Friday, January 27, 2012

Cold Plasma Shield in Upper Atmosphere

The Earth's plasmasphere is an inner part of the magneteosphere. It is located just outside the upper ionosphere located in Earth's atmosphere. It is a region of dense, cold plasma that surrounds the Earth. Although plasma is found throughout the magnetosphere, the plasmasphere usually contains the coldest plasma. _NASA
Cold plasma has been well-hidden. Space physicists have long lacked clues to how much of this electrically charged gas exists tens of thousands of miles above Earth and how the stuff may impact our planet's interaction with the sun. Now, a new method developed by Swedish researchers makes cold plasma measurable and reveals significantly more cold, charged ions in Earth's upper altitudes than previously imagined.

...The low-energy ions are created in the ionosphere, a region of the upper atmosphere where solar energy can sweep electrons away from molecules, leaving atoms of elements like hydrogen and oxygen with positive charges. Actually detecting these ions at high altitudes has been extremely difficult.

Now that has changed, making it apparent that low-energy ions abound in the distant reaches where Earth's atmosphere gives way to outer space. Researchers knew the ions were present at altitudes of about 100 kilometers (60 miles), but André and his colleague Chris Cully looked much higher, between 20,000 and 100,000 km (12,400 to 60,000 mi). While the concentration of the previously hidden cold ions varies, about 50 to 70 percent of the time the particles make up most of the mass of great swaths of space, according to the researchers' satellite measurements and calculations. And, in some high-altitude zones, low-energy ions dominate nearly all of the time. Even at altitudes around 100,000 km — about a third of the distance to the moon — the team detected these previously elusive low-energy ions. _AGU
Earth is losing about 1 kg of atmosphere per second to near space, much of that in the form of cold plasma. But the plasma does not necessarily disappear. Rather, much of it stays in orbit, continuing to interact with the planet's magnetic field and with the solar wind.
For decades, space physicists have struggled to accurately detect low-energy ions and determine how much of the material is leaving our atmosphere. The satellite André works on, one of four European Space Agency CLUSTER spacecraft, is equipped with a detector with thin wire arms that measures the electric field between them as the satellite rotates.
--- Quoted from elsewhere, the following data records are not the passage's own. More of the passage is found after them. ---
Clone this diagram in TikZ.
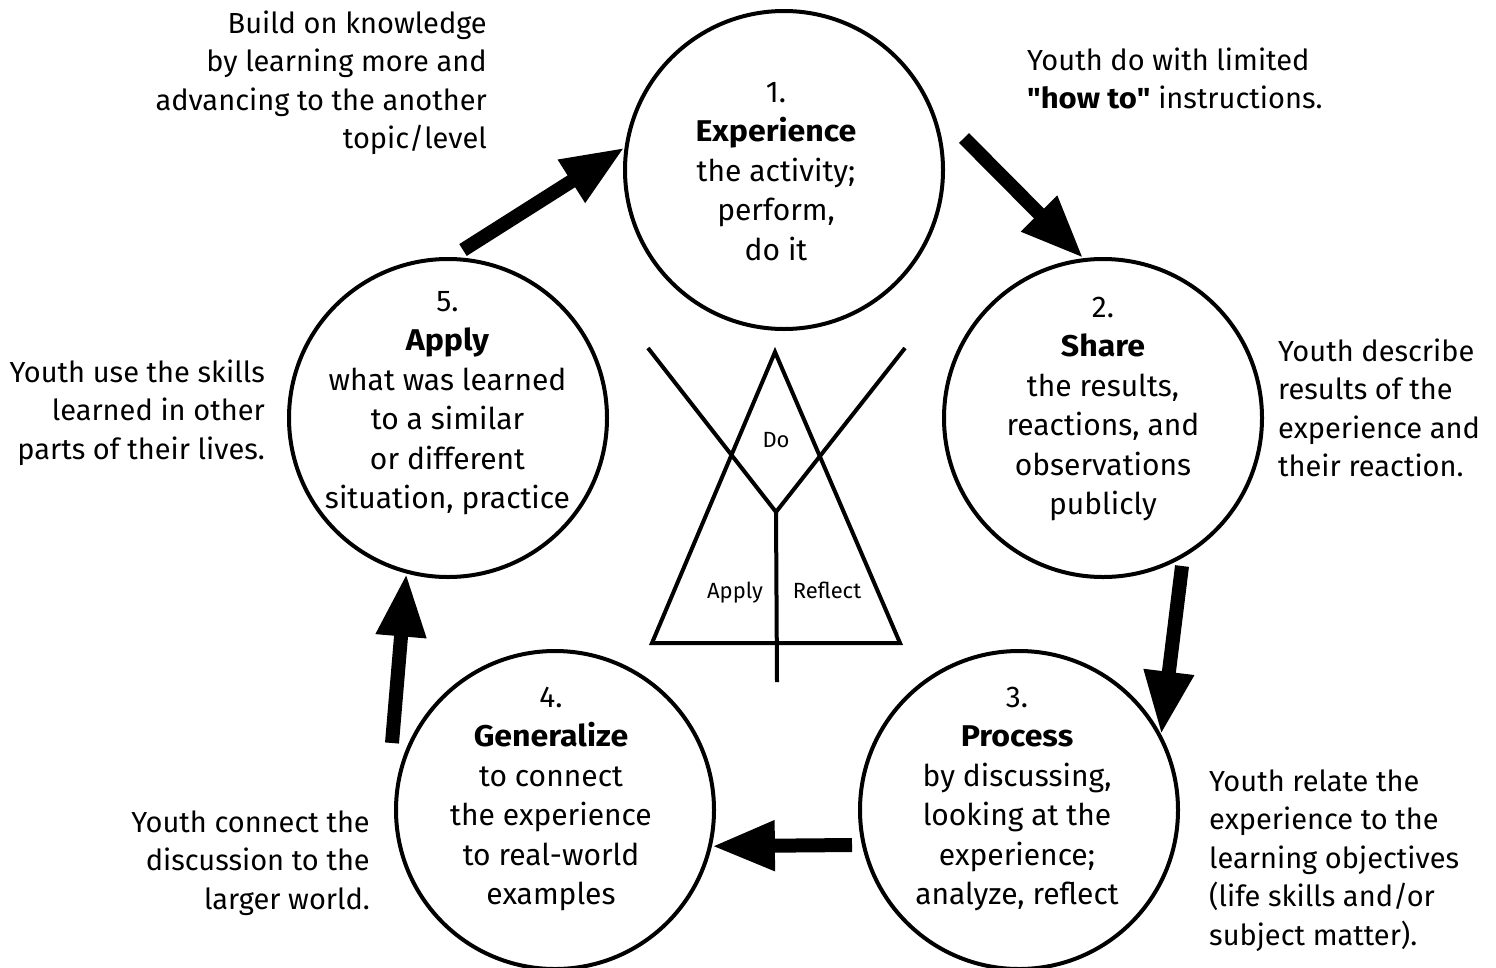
\documentclass[tikz,border=0pt]{standalone}
\usepackage{fontspec}
\setmainfont{Fira Sans}[BoldFeatures={FakeStretch=1.07}]
\newfontfamily\qfont{Fira Sans}[BoldFeatures={FakeStretch=1.07}]
\usetikzlibrary{arrows.meta}
\begin{document}
\begin{tikzpicture}[x=1pt,y=-1pt,
  stage/.style={circle, draw, line width=4pt, minimum size=318pt, inner sep=0pt},
  body/.style={align=center, inner sep=0pt, anchor=north, font=\fontsize{30}{39.5}\selectfont},
  note/.style={inner sep=0pt, font=\fontsize{29}{38.5}\selectfont},
  noteL/.style={note, align=left, anchor=north west},
  noteR/.style={note, align=right, anchor=north east},
  flow/.style={line width=14pt, -{Triangle[width=47pt,length=63pt]}},
  fig/.style={line width=4pt, line join=miter},
  small/.style={font=\fontsize{22}{26}\selectfont, inner sep=0pt, anchor=base}]
\useasboundingbox (0,0) rectangle (1496,967);

% stages
\node[stage] (c1) at (784,170) {};
\node[stage] (c2) at (1103,418) {};
\node[stage] (c3) at (1019,810) {};
\node[stage] (c4) at (555,810) {};
\node[stage] (c5) at (448,418) {};

\node[body] (t1) at (776,74.4) {\strut 1.\\ \textbf{Experience}\\ the activity;\\ perform,\\ do it};
\node[body] (t2) at (1103,289.4) {\strut 2.\\ \textbf{Share}\\ the results,\\ reactions, and\\ observations\\ publicly};
\node[body] (t3) at (1017,679.4) {\strut 3.\\ \textbf{Process}\\ by discussing,\\ looking at the\\ experience;\\ analyze, reflect};
\node[body] (t4) at (551,679.4) {\strut 4.\\ \textbf{Generalize}\\ to connect\\ the experience\\ to real-world\\ examples};
\node[body] (t5) at (447.5,283.4) {\strut 5.\\ \textbf{Apply}\\ what was learned\\ to a similar\\ or different\\ situation, practice};

% notes
\node[noteR] (n5) at (487,6) {\strut Build on knowledge\\ by learning more and\\ advancing to the another\\ topic/level};
\node[noteL] (n1) at (1027,43) {\strut Youth do with limited\\ \textbf{{\qfont "}how to{\qfont "}} instructions.};
\node[noteL] (n2) at (1278,334) {\strut Youth describe\\ results of the\\ experience and\\ their reaction.};
\node[noteR] (n5b) at (265,355) {\strut Youth use the skills\\ learned in other\\ parts of their lives.};
\node[noteR] (n4) at (370,805) {\strut Youth connect the\\ discussion to the\\ larger world.};
\node[noteL] (n3) at (1209,764) {\strut Youth relate the\\ experience to the\\ learning objectives\\ (life skills and/or\\ subject matter).};

% flow arrows
\coordinate (a51) at (463,250);
\coordinate (a12) at (964,138);
\coordinate (a23) at (1182,566);
\coordinate (a34) at (852,845);
\coordinate (a45) at (392,743);
\draw[flow] (a51) -- (c1.172);
\draw[flow] (a12) -- (c2.97.5);
\draw[flow] (a23) -- (c3.28);
\draw[flow] (a34) -- (c4.-13.5);
\draw[flow] (a45) -- (c5.-105);

% central figure
\draw[fig] (775,352) -- (900,643) -- (652,643) -- cycle;
\draw[fig] (648,348) -- (776,512) -- (905,348);
\draw[fig] (776,512) -- (777,682);
\node[small] (lDo) at (776,447) {Do};
\node[small] (lAp) at (735,598) {Apply};
\node[small] (lRe) at (827,598) {Reflect};
\end{tikzpicture}
\end{document}
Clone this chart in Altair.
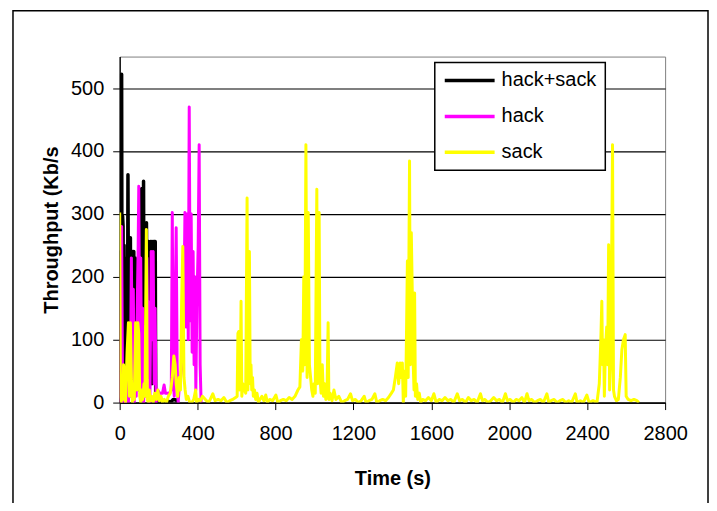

But, when the scientists gathered data from their detectors, two mysterious trends appeared. Strong electric fields turned up in unexpected regions of space. And as the spacecraft rotated, measurements of the electric field didn’t fluctuate in the smoothly changing manner that André expected.

...As scientists use the new measurement method to map cold plasma around Earth, they could discover more about how hot and cold plasmas interact during space storms and other events, deepening researchers' understanding of space weather, André said.

The new measurements indicate that about a kilogram (two pounds) of cold plasma escapes from Earth's atmosphere every second, André said. Knowing that rate of loss for Earth may help scientists better reconstruct what became of the atmosphere of Mars, which is thought to once have been denser and more similar to Earth’s. The new cold plasma results might also help researchers explain atmospheric traits of other planets and moons, André suggested.

And closer to home, if scientists could develop more accurate space weather forecasts, they could save satellites from being blinded or destroyed, and better warn space station astronauts and airlines of danger from high-energy radiation. While low-energy ions are not responsible for the damage caused by space weather, they do influence that weather. André compared the swaths of ions to, say, a low-pressure area in our familiar, down-to-Earth weather — as opposed to a harmful storm. It is a key player, even if it doesn’t cause the damage itself. "You may want to know where the low-pressure area is, to predict a storm,” André noted. _DailyGalaxy
The cloud of cold plasma circling Earth acts as both a shield and as an interface. Some of the mysterious energetic activity that occurs at the atmospheric boundaries with space no doubt involve fluctuations in the cold plasma cloud.

Scientists are rushing to adjust their computer models of space weather, as a result of these new satellite data findings. And it is possible that we may find that planetary weather is also affected in some way by this mysterious cloud of cold plasma. Watch and learn.